Write out the material exactly, leaving every picture behind.

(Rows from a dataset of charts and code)
□ □ □ □ □
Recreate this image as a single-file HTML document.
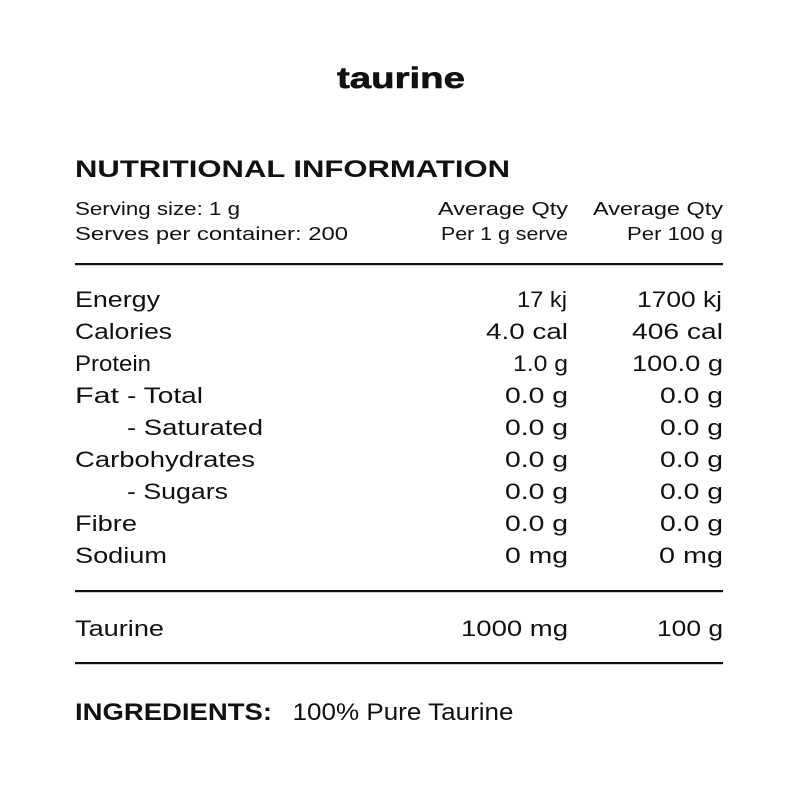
<!DOCTYPE html>
<html>
<head>
<meta charset="utf-8">
<style>
  html, body { margin: 0; padding: 0; background: #ffffff; }
  svg { display: block; }
  text { font-family: "Liberation Sans", "DejaVu Sans", sans-serif; fill: #111; }
  .b { font-weight: bold; }
  .r22 { font-size: 22.5px; }
  .r18 { font-size: 18.5px; }
</style>
</head>
<body>
<svg width="800" height="800" viewBox="0 0 800 800" xmlns="http://www.w3.org/2000/svg">
  <rect x="0" y="0" width="800" height="800" fill="#ffffff"/>

  <!-- Title -->
  <text class="b" x="337" y="88" font-size="30" textLength="128" lengthAdjust="spacingAndGlyphs" stroke="#111" stroke-width="0.6">taurine</text>

  <!-- Heading -->
  <text class="b" x="75" y="177" font-size="24.5" textLength="435" lengthAdjust="spacingAndGlyphs">NUTRITIONAL INFORMATION</text>

  <!-- Header rows -->
  <text class="r18" x="75" y="215" textLength="165" lengthAdjust="spacingAndGlyphs">Serving size: 1 g</text>
  <text class="r18" x="75" y="240" textLength="273" lengthAdjust="spacingAndGlyphs">Serves per container: 200</text>
  <text class="r18" x="568" y="215" text-anchor="end" textLength="130" lengthAdjust="spacingAndGlyphs">Average Qty</text>
  <text class="r18" x="568" y="240" text-anchor="end" textLength="127" lengthAdjust="spacingAndGlyphs">Per 1 g serve</text>
  <text class="r18" x="723" y="215" text-anchor="end" textLength="130" lengthAdjust="spacingAndGlyphs">Average Qty</text>
  <text class="r18" x="723" y="240" text-anchor="end" textLength="96" lengthAdjust="spacingAndGlyphs">Per 100 g</text>

  <!-- Line 1 -->
  <rect x="75" y="263" width="648" height="2.2" fill="#111"/>

  <!-- Nutrient labels -->
  <text class="r22" x="75" y="307" textLength="85" lengthAdjust="spacingAndGlyphs">Energy</text>
  <text class="r22" x="75" y="339" textLength="97" lengthAdjust="spacingAndGlyphs">Calories</text>
  <text class="r22" x="75" y="371" textLength="76" lengthAdjust="spacingAndGlyphs">Protein</text>
  <text class="r22" x="75" y="403" textLength="44" lengthAdjust="spacingAndGlyphs">Fat</text>
  <text class="r22" x="127" y="403" textLength="76" lengthAdjust="spacingAndGlyphs">- Total</text>
  <text class="r22" x="127" y="435" textLength="136" lengthAdjust="spacingAndGlyphs">- Saturated</text>
  <text class="r22" x="75" y="467" textLength="180" lengthAdjust="spacingAndGlyphs">Carbohydrates</text>
  <text class="r22" x="127" y="499" textLength="101" lengthAdjust="spacingAndGlyphs">- Sugars</text>
  <text class="r22" x="75" y="531" textLength="62" lengthAdjust="spacingAndGlyphs">Fibre</text>
  <text class="r22" x="75" y="563" textLength="92" lengthAdjust="spacingAndGlyphs">Sodium</text>

  <!-- Column 2 values -->
  <text class="r22" x="567" y="307" text-anchor="end" textLength="50" lengthAdjust="spacingAndGlyphs">17 kj</text>
  <text class="r22" x="568" y="339" text-anchor="end" textLength="82" lengthAdjust="spacingAndGlyphs">4.0 cal</text>
  <text class="r22" x="568" y="371" text-anchor="end" textLength="55" lengthAdjust="spacingAndGlyphs">1.0 g</text>
  <text class="r22" x="568" y="403" text-anchor="end" textLength="63" lengthAdjust="spacingAndGlyphs">0.0 g</text>
  <text class="r22" x="568" y="435" text-anchor="end" textLength="63" lengthAdjust="spacingAndGlyphs">0.0 g</text>
  <text class="r22" x="568" y="467" text-anchor="end" textLength="63" lengthAdjust="spacingAndGlyphs">0.0 g</text>
  <text class="r22" x="568" y="499" text-anchor="end" textLength="63" lengthAdjust="spacingAndGlyphs">0.0 g</text>
  <text class="r22" x="568" y="531" text-anchor="end" textLength="63" lengthAdjust="spacingAndGlyphs">0.0 g</text>
  <text class="r22" x="568" y="563" text-anchor="end" textLength="63" lengthAdjust="spacingAndGlyphs">0 mg</text>

  <!-- Column 3 values -->
  <text class="r22" x="722" y="307" text-anchor="end" textLength="85" lengthAdjust="spacingAndGlyphs">1700 kj</text>
  <text class="r22" x="723" y="339" text-anchor="end" textLength="91" lengthAdjust="spacingAndGlyphs">406 cal</text>
  <text class="r22" x="723" y="371" text-anchor="end" textLength="91" lengthAdjust="spacingAndGlyphs">100.0 g</text>
  <text class="r22" x="723" y="403" text-anchor="end" textLength="63" lengthAdjust="spacingAndGlyphs">0.0 g</text>
  <text class="r22" x="723" y="435" text-anchor="end" textLength="63" lengthAdjust="spacingAndGlyphs">0.0 g</text>
  <text class="r22" x="723" y="467" text-anchor="end" textLength="63" lengthAdjust="spacingAndGlyphs">0.0 g</text>
  <text class="r22" x="723" y="499" text-anchor="end" textLength="63" lengthAdjust="spacingAndGlyphs">0.0 g</text>
  <text class="r22" x="723" y="531" text-anchor="end" textLength="63" lengthAdjust="spacingAndGlyphs">0.0 g</text>
  <text class="r22" x="723" y="563" text-anchor="end" textLength="64" lengthAdjust="spacingAndGlyphs">0 mg</text>

  <!-- Line 2 -->
  <rect x="75" y="590" width="648" height="2.2" fill="#111"/>

  <!-- Taurine row -->
  <text class="r22" x="75" y="636" textLength="89" lengthAdjust="spacingAndGlyphs">Taurine</text>
  <text class="r22" x="568" y="636" text-anchor="end" textLength="107" lengthAdjust="spacingAndGlyphs">1000 mg</text>
  <text class="r22" x="723" y="636" text-anchor="end" textLength="66" lengthAdjust="spacingAndGlyphs">100 g</text>

  <!-- Line 3 -->
  <rect x="75" y="662" width="648" height="2.2" fill="#111"/>

  <!-- Ingredients -->
  <text class="b" x="75" y="720" font-size="24.5" textLength="197" lengthAdjust="spacingAndGlyphs">INGREDIENTS:</text>
  <text x="292.5" y="720" font-size="24" textLength="221" lengthAdjust="spacingAndGlyphs">100% Pure Taurine</text>
</svg>
</body>
</html>
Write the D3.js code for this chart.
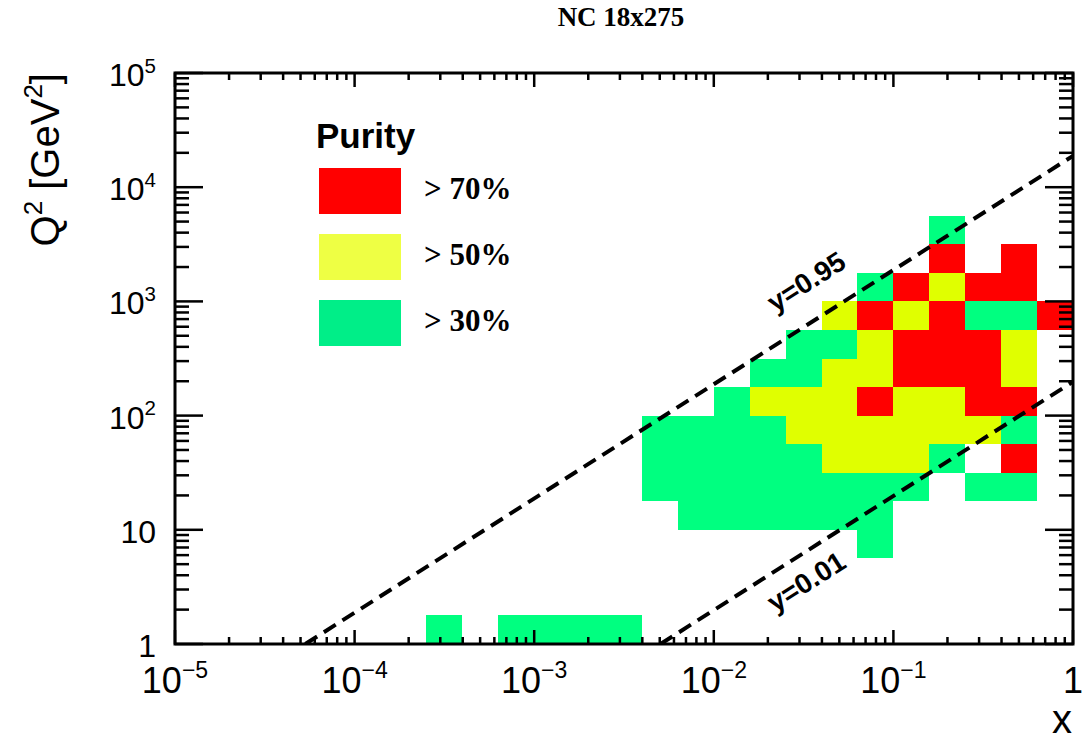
□ □ □ □ □
FINISHED TASK =>
Recreate this image as a single-file HTML document.
<!DOCTYPE html>
<html>
<head>
<meta charset="utf-8">
<style>
  html, body { margin: 0; padding: 0; background: #ffffff; }
  svg { display: block; }
  text { font-family: "Liberation Sans", "DejaVu Sans", sans-serif; fill: #111; }
  .b { font-weight: bold; }
  .r22 { font-size: 22.5px; }
  .r18 { font-size: 18.5px; }
</style>
</head>
<body>
<svg width="800" height="800" viewBox="0 0 800 800" xmlns="http://www.w3.org/2000/svg">
  <rect x="0" y="0" width="800" height="800" fill="#ffffff"/>

  <!-- Title -->
  <text class="b" x="337" y="88" font-size="30" textLength="128" lengthAdjust="spacingAndGlyphs" stroke="#111" stroke-width="0.6">taurine</text>

  <!-- Heading -->
  <text class="b" x="75" y="177" font-size="24.5" textLength="435" lengthAdjust="spacingAndGlyphs">NUTRITIONAL INFORMATION</text>

  <!-- Header rows -->
  <text class="r18" x="75" y="215" textLength="165" lengthAdjust="spacingAndGlyphs">Serving size: 1 g</text>
  <text class="r18" x="75" y="240" textLength="273" lengthAdjust="spacingAndGlyphs">Serves per container: 200</text>
  <text class="r18" x="568" y="215" text-anchor="end" textLength="130" lengthAdjust="spacingAndGlyphs">Average Qty</text>
  <text class="r18" x="568" y="240" text-anchor="end" textLength="127" lengthAdjust="spacingAndGlyphs">Per 1 g serve</text>
  <text class="r18" x="723" y="215" text-anchor="end" textLength="130" lengthAdjust="spacingAndGlyphs">Average Qty</text>
  <text class="r18" x="723" y="240" text-anchor="end" textLength="96" lengthAdjust="spacingAndGlyphs">Per 100 g</text>

  <!-- Line 1 -->
  <rect x="75" y="263" width="648" height="2.2" fill="#111"/>

  <!-- Nutrient labels -->
  <text class="r22" x="75" y="307" textLength="85" lengthAdjust="spacingAndGlyphs">Energy</text>
  <text class="r22" x="75" y="339" textLength="97" lengthAdjust="spacingAndGlyphs">Calories</text>
  <text class="r22" x="75" y="371" textLength="76" lengthAdjust="spacingAndGlyphs">Protein</text>
  <text class="r22" x="75" y="403" textLength="44" lengthAdjust="spacingAndGlyphs">Fat</text>
  <text class="r22" x="127" y="403" textLength="76" lengthAdjust="spacingAndGlyphs">- Total</text>
  <text class="r22" x="127" y="435" textLength="136" lengthAdjust="spacingAndGlyphs">- Saturated</text>
  <text class="r22" x="75" y="467" textLength="180" lengthAdjust="spacingAndGlyphs">Carbohydrates</text>
  <text class="r22" x="127" y="499" textLength="101" lengthAdjust="spacingAndGlyphs">- Sugars</text>
  <text class="r22" x="75" y="531" textLength="62" lengthAdjust="spacingAndGlyphs">Fibre</text>
  <text class="r22" x="75" y="563" textLength="92" lengthAdjust="spacingAndGlyphs">Sodium</text>

  <!-- Column 2 values -->
  <text class="r22" x="567" y="307" text-anchor="end" textLength="50" lengthAdjust="spacingAndGlyphs">17 kj</text>
  <text class="r22" x="568" y="339" text-anchor="end" textLength="82" lengthAdjust="spacingAndGlyphs">4.0 cal</text>
  <text class="r22" x="568" y="371" text-anchor="end" textLength="55" lengthAdjust="spacingAndGlyphs">1.0 g</text>
  <text class="r22" x="568" y="403" text-anchor="end" textLength="63" lengthAdjust="spacingAndGlyphs">0.0 g</text>
  <text class="r22" x="568" y="435" text-anchor="end" textLength="63" lengthAdjust="spacingAndGlyphs">0.0 g</text>
  <text class="r22" x="568" y="467" text-anchor="end" textLength="63" lengthAdjust="spacingAndGlyphs">0.0 g</text>
  <text class="r22" x="568" y="499" text-anchor="end" textLength="63" lengthAdjust="spacingAndGlyphs">0.0 g</text>
  <text class="r22" x="568" y="531" text-anchor="end" textLength="63" lengthAdjust="spacingAndGlyphs">0.0 g</text>
  <text class="r22" x="568" y="563" text-anchor="end" textLength="63" lengthAdjust="spacingAndGlyphs">0 mg</text>

  <!-- Column 3 values -->
  <text class="r22" x="722" y="307" text-anchor="end" textLength="85" lengthAdjust="spacingAndGlyphs">1700 kj</text>
  <text class="r22" x="723" y="339" text-anchor="end" textLength="91" lengthAdjust="spacingAndGlyphs">406 cal</text>
  <text class="r22" x="723" y="371" text-anchor="end" textLength="91" lengthAdjust="spacingAndGlyphs">100.0 g</text>
  <text class="r22" x="723" y="403" text-anchor="end" textLength="63" lengthAdjust="spacingAndGlyphs">0.0 g</text>
  <text class="r22" x="723" y="435" text-anchor="end" textLength="63" lengthAdjust="spacingAndGlyphs">0.0 g</text>
  <text class="r22" x="723" y="467" text-anchor="end" textLength="63" lengthAdjust="spacingAndGlyphs">0.0 g</text>
  <text class="r22" x="723" y="499" text-anchor="end" textLength="63" lengthAdjust="spacingAndGlyphs">0.0 g</text>
  <text class="r22" x="723" y="531" text-anchor="end" textLength="63" lengthAdjust="spacingAndGlyphs">0.0 g</text>
  <text class="r22" x="723" y="563" text-anchor="end" textLength="64" lengthAdjust="spacingAndGlyphs">0 mg</text>

  <!-- Line 2 -->
  <rect x="75" y="590" width="648" height="2.2" fill="#111"/>

  <!-- Taurine row -->
  <text class="r22" x="75" y="636" textLength="89" lengthAdjust="spacingAndGlyphs">Taurine</text>
  <text class="r22" x="568" y="636" text-anchor="end" textLength="107" lengthAdjust="spacingAndGlyphs">1000 mg</text>
  <text class="r22" x="723" y="636" text-anchor="end" textLength="66" lengthAdjust="spacingAndGlyphs">100 g</text>

  <!-- Line 3 -->
  <rect x="75" y="662" width="648" height="2.2" fill="#111"/>

  <!-- Ingredients -->
  <text class="b" x="75" y="720" font-size="24.5" textLength="197" lengthAdjust="spacingAndGlyphs">INGREDIENTS:</text>
  <text x="292.5" y="720" font-size="24" textLength="221" lengthAdjust="spacingAndGlyphs">100% Pure Taurine</text>
</svg>
</body>
</html>
Write the D3.js code for this chart.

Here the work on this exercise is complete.